Mirzoyan FM Warns Peace with Azerbaijan Still Uncertain

Mirzoyan FM Warns Peace with Azerbaijan Still Uncertain

Armenia’s Foreign Minister Ararat Mirzoyan acknowledged on Wednesday that last month’s U.S.-brokered agreements with Azerbaijan have not fully resolved the decades-long conflict between the two countries.

“We are still at the beginning of the road,” Mirzoyan told lawmakers during a question-and-answer session in the National Assembly. “Peace is a long process. It requires care, concern, and caution — both in what is said and in what is signed. After all, there is a long history of feud and bloodshed between the two peoples.”

Mirzoyan stressed that even a formal peace treaty would not mark the end of all tensions. “If we sign the peace treaty soon, we still cannot claim that everything is over and that peace has been fully established,” he said. “At best, we will have a situation where the sides are not shooting at each other and the risk of escalation is close to zero. But numerous problems remain.”

Chief among those problems, he said, is Azerbaijan’s continued refusal to release at least 23 Armenian prisoners still held in Baku. The treaty, initiated during the August 8 Washington summit hosted by U.S. President Donald Trump, does not address their release.
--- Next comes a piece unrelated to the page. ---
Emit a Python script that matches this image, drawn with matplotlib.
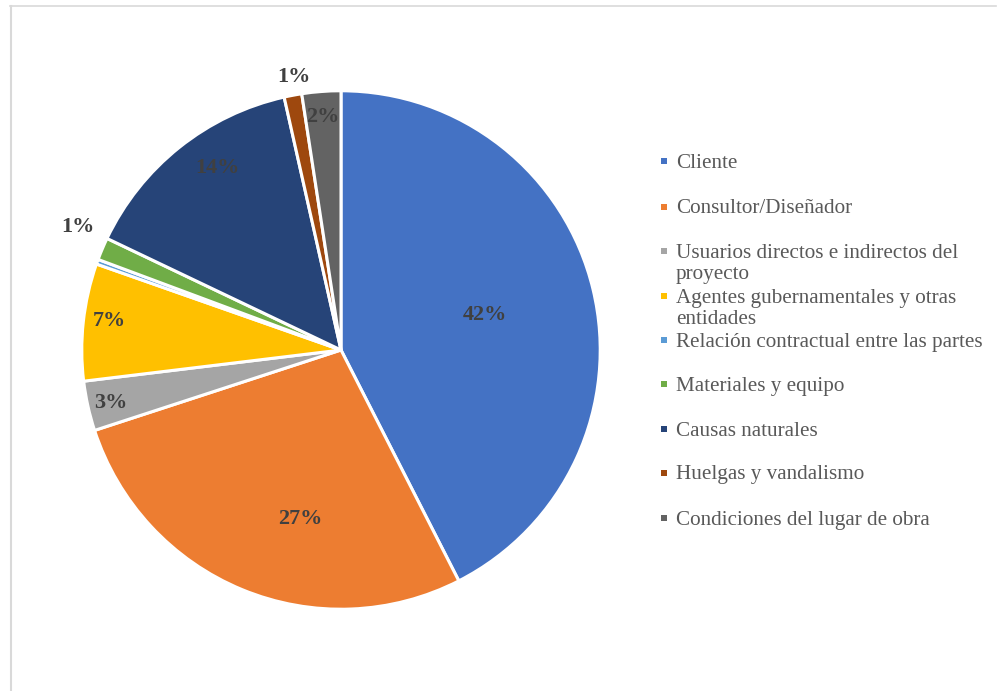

The agreement commits Armenia and Azerbaijan to recognize each other’s territorial integrity but does not define their heavily militarized border or create a mechanism for its delimitation. Opposition leaders and critics of Prime Minister Nikol Pashinyan argue that this omission leaves Armenian border communities vulnerable to fresh Azerbaijani incursions.
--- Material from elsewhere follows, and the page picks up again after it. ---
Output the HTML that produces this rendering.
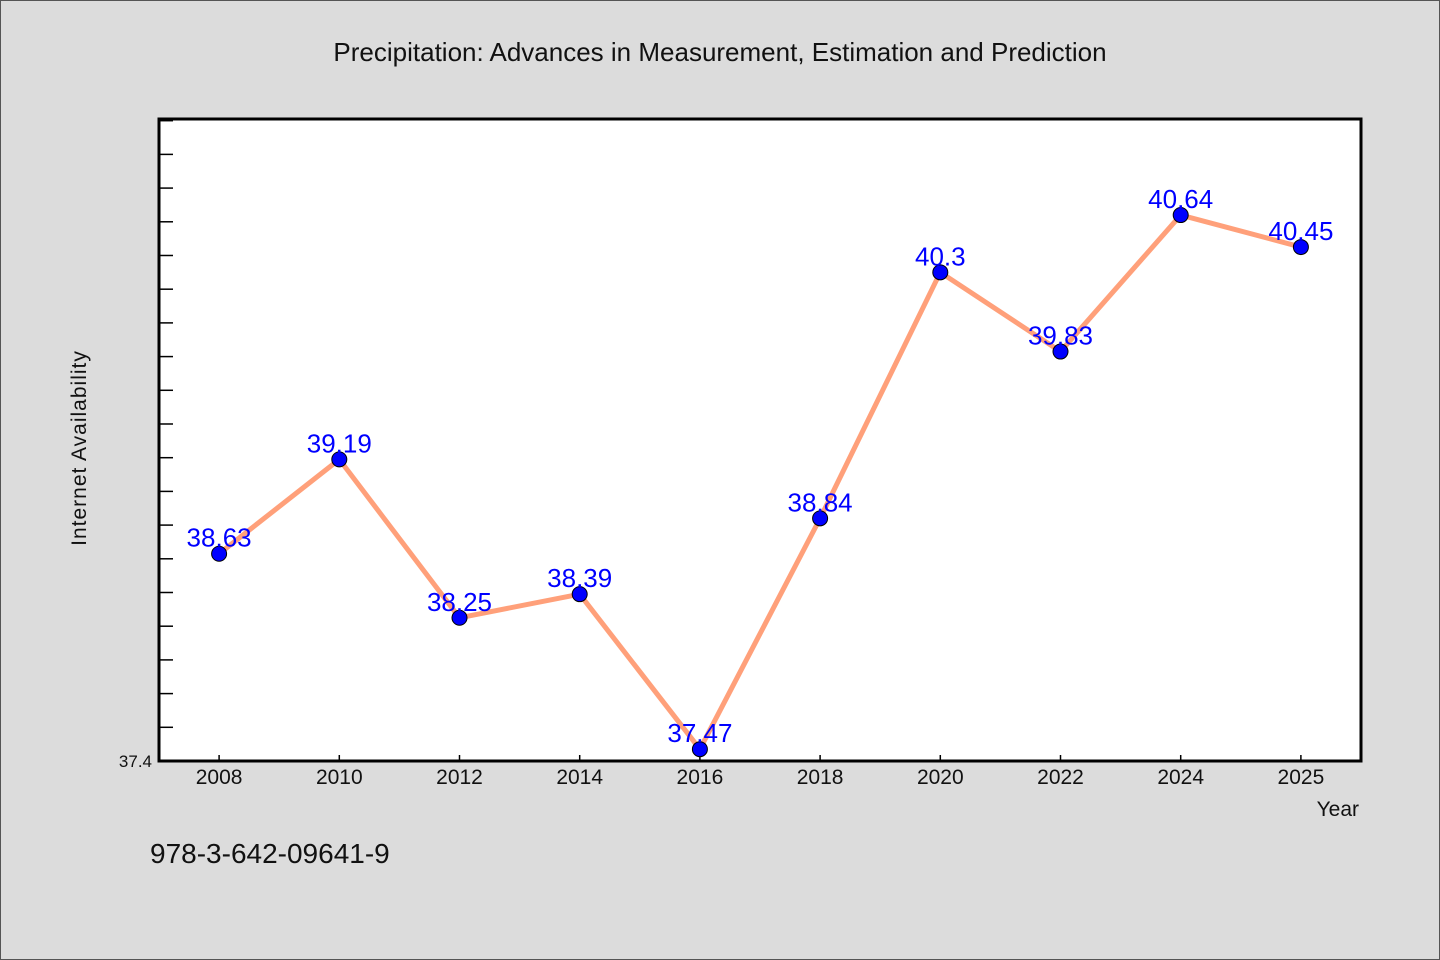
<!DOCTYPE html>
<html><head><meta charset="utf-8"><style>
body{margin:0;background:#dcdcdc}
svg{display:block}
text{font-family:"WenQuanYi Zen Hei","Liberation Sans",sans-serif}
</style></head><body>
<svg id="c" width="1440" height="960">
<rect x="0.5" y="0.5" width="1439" height="959" fill="#dcdcdc" stroke="#555"/>
<text x="720" y="61" font-size="26" text-anchor="middle" fill="#111">Precipitation: Advances in Measurement, Estimation and Prediction</text>
<rect x="159" y="119" width="1202" height="642" fill="#fff" stroke="#000" stroke-width="3"/>
<g id="ticks"></g>
<g id="series"></g>
<text x="86" y="448" font-size="21" text-anchor="middle" fill="#111" transform="rotate(-90 86 448)" letter-spacing="1">Internet Availability</text>
<text x="1359" y="816" font-size="21" text-anchor="end" fill="#111">Year</text>
<text x="150" y="863" font-size="28" fill="#111">978-3-642-09641-9</text>
</svg>
<script>
const categories=["2008","2010","2012","2014","2016","2018","2020","2022","2024","2025"];
const values=[38.63,39.19,38.25,38.39,37.47,38.84,40.3,39.83,40.64,40.45];
const valueLabels=["38.63","39.19","38.25","38.39","37.47","38.84","40.3","39.83","40.64","40.45"];
const yMin=37.4,yMax=41.21,yTickStep=0.2;
const L=159,R=1361,T=119,B=761;
const NS="http://www.w3.org/2000/svg";
const step=(R-L)/categories.length;
function x(i){return L+step*(i+0.5);}
function y(v){return B-(v-yMin)/(yMax-yMin)*(B-T);}
function mk(tag,a,p){const e=document.createElementNS(NS,tag);for(const k in a)e.setAttribute(k,a[k]);p.appendChild(e);return e;}
const tg=document.getElementById('ticks');
for(let v=yMin+yTickStep;v<yMax;v+=yTickStep){
 const l=mk('line',{x1:L,x2:L+14,y1:y(v),y2:y(v),stroke:'#000','stroke-width':1.5},tg);
 
 
}
const yl=mk('text',{x:152,y:B+6,'font-size':17,'text-anchor':'end',fill:'#111'},tg);
yl.textContent=yMin.toFixed(1);


categories.forEach((c,i)=>{
 const t=mk('line',{x1:x(i),x2:x(i),y1:B,y2:B-6,stroke:'#000','stroke-width':1.5},tg);
 
 
 const lb=mk('text',{x:x(i),y:B+23,'font-size':21,'text-anchor':'middle',fill:'#111'},tg);
 lb.textContent=c;
 
 
});
const sg=document.getElementById('series');
const pl=mk('polyline',{points:values.map((v,i)=>x(i)+','+y(v)).join(' '),fill:'none',stroke:'#ffa07a','stroke-width':5,'stroke-linejoin':'round'},sg);


values.forEach((v,i)=>{
 const p=mk('circle',{cx:x(i),cy:y(v),r:7.5,fill:'#0000ff',stroke:'#000','stroke-width':1},sg);
 
 
});
values.forEach((v,i)=>{
 const t=mk('text',{x:x(i),y:y(v)-7,'font-size':26,'text-anchor':'middle',fill:'#0000ff'},sg);
 t.textContent=valueLabels[i];
 
 
});
</script>
</body></html>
Baku continues to insist that Armenia amend its constitution, which it claims contains territorial claims against Azerbaijan, as a precondition for signing a final peace treaty. While Pashinyan has rejected this precondition publicly, he has announced plans to hold a constitutional referendum — a move the opposition has vowed to block.
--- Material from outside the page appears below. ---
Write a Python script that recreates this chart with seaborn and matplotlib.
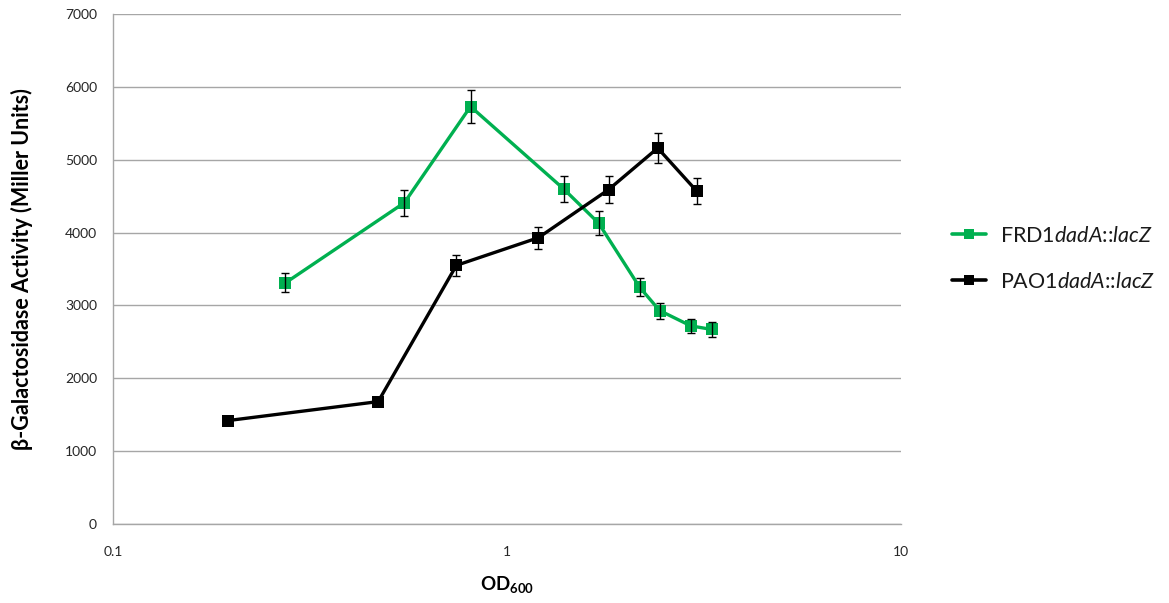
import numpy as np
import pandas as pd
import matplotlib
matplotlib.use("Agg")
import matplotlib.pyplot as plt
from matplotlib.lines import Line2D
import seaborn as sns

# OD600 readings and beta-galactosidase activity (Miller units) for each strain
frd1_od = [0.274, 0.549, 0.808, 1.392, 1.708, 2.171, 2.44, 2.926, 3.31]
frd1_act = [3310, 4410, 5730, 4600, 4130, 3250, 2930, 2720, 2670]
frd1_err = [130, 180, 225, 180, 165, 120, 110, 95, 100]

pao1_od = [0.196, 0.471, 0.744, 1.202, 1.811, 2.413, 3.03]
pao1_act = [1420, 1680, 3550, 3930, 4590, 5160, 4570]
pao1_err = [40, 40, 145, 150, 180, 200, 180]

strains = ["FRD1", "PAO1"]
strain_labels = ["FRD1$\\it{dadA}$::$\\it{lacZ}$", "PAO1$\\it{dadA}$::$\\it{lacZ}$"]
colors = {"FRD1": "#00B050", "PAO1": "#000000"}

y_ticks = [0, 1000, 2000, 3000, 4000, 5000, 6000, 7000]
x_ticks = [0.1, 1, 10]
x_ticklabels = ["0.1", "1", "10"]

df = pd.concat([
    pd.DataFrame({"od": frd1_od, "act": frd1_act, "err": frd1_err, "strain": "FRD1"}),
    pd.DataFrame({"od": pao1_od, "act": pao1_act, "err": pao1_err, "strain": "PAO1"}),
], ignore_index=True)

sns.set_style("white")
plt.rcParams["font.family"] = ["Lato", "DejaVu Sans"]
plt.rcParams["mathtext.fontset"] = "custom"
plt.rcParams["mathtext.rm"] = "Lato"
plt.rcParams["mathtext.it"] = "Lato:italic"
plt.rcParams["mathtext.bf"] = "Lato:bold"

fig = plt.figure(figsize=(11.69, 6.03), dpi=100)
ax = fig.add_axes([0.0967, 0.1310, 0.674, 0.8458])

ax.set_xscale("log")
for s in strains:
    sub = df[df.strain == s]
    sns.lineplot(data=sub, x="od", y="act", ax=ax, color=colors[s], sort=False,
                 marker="s", markersize=8.5, markeredgewidth=0, linewidth=2.4,
                 errorbar=None, legend=False, zorder=3)
    ax.errorbar(sub["od"], sub["act"], yerr=sub["err"], fmt="none",
                ecolor="black", elinewidth=1.0, capsize=3.2, capthick=1.0, zorder=4)

ax.set_xlim(0.1, 10)
ax.set_ylim(0, 7000)
ax.set_yticks(y_ticks)
ax.set_yticklabels([str(v) for v in y_ticks])
ax.set_xticks(x_ticks)
ax.set_xticklabels(x_ticklabels)
ax.xaxis.set_minor_locator(matplotlib.ticker.NullLocator())
ax.tick_params(axis="both", length=0, labelsize=10, colors="#262626")
ax.tick_params(axis="y", pad=11.5)
ax.tick_params(axis="x", pad=15.5)

ax.yaxis.grid(True, color="#A6A6A6", linewidth=1.0)
ax.xaxis.grid(False)
ax.set_axisbelow(True)
for side in ["top", "right"]:
    ax.spines[side].set_visible(False)
for side in ["left", "bottom"]:
    ax.spines[side].set_color("#A6A6A6")
    ax.spines[side].set_linewidth(1.0)

ax.set_xlabel("$\\mathbf{OD_{600}}$", fontsize=13.5, color="black")
ax.xaxis.set_label_coords(0.5, -0.098)
ax.set_ylabel("β-Galactosidase Activity (Miller Units)", fontsize=15.5,
              fontweight="bold", color="black")
ax.yaxis.set_label_coords(-0.102, 0.5)

handles = [Line2D([], [], color=colors[s], marker="s", markersize=7.5,
                  markeredgewidth=0, linewidth=2.6) for s in strains]
leg = ax.legend(handles, strain_labels, loc="center left",
                bbox_to_anchor=(1.065, 0.52), frameon=False, fontsize=15.5,
                labelspacing=1.2, handlelength=1.55, handletextpad=0.65,
                borderpad=0, borderaxespad=0)
for t in leg.get_texts():
    t.set_color("#1a1a1a")

fig.savefig("out.png", dpi=100)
Pashinyan defended the Washington agreements on Wednesday, declaring that “peace has been established” between the two countries and accusing domestic opponents and “external forces” of trying to “torpedo that peace.”

Russia has cast doubt on the deal’s durability. Russian Foreign Minister Sergei Lavrov said on Monday that the agreements could turn out to be a “flash in the pan” and warned that “not everything was agreed upon.”

A key element of the Washington accords is a pledge by Pashinyan to allow the United States to oversee “unhindered communication” between Azerbaijan and its Nakhichevan exclave through Armenia’s Syunik province. The route, dubbed the Trump Route for International Peace and Prosperity (TRIPP), has drawn criticism from Armenian opposition figures, who argue that it amounts to an extraterritorial “Zangezur corridor” long sought by Baku since the 2020 war.

Pashinyan has rejected that characterization, insisting that the agreements preserve Armenia’s sovereignty over Syunik. He has suggested that modern technology will be used to avoid physical contact between Armenian border officials and Azerbaijani travelers.

Opposition MP Agnesa Khamoyan said this proves that Pashinyan has effectively conceded to Azerbaijani President Ilham Aliyev’s demand that “Azerbaijani cargo and Azerbaijani citizens should not see the faces of Armenian border guards.”

Aliyev again referred to the TRIPP as the “Zangezur corridor” earlier this week.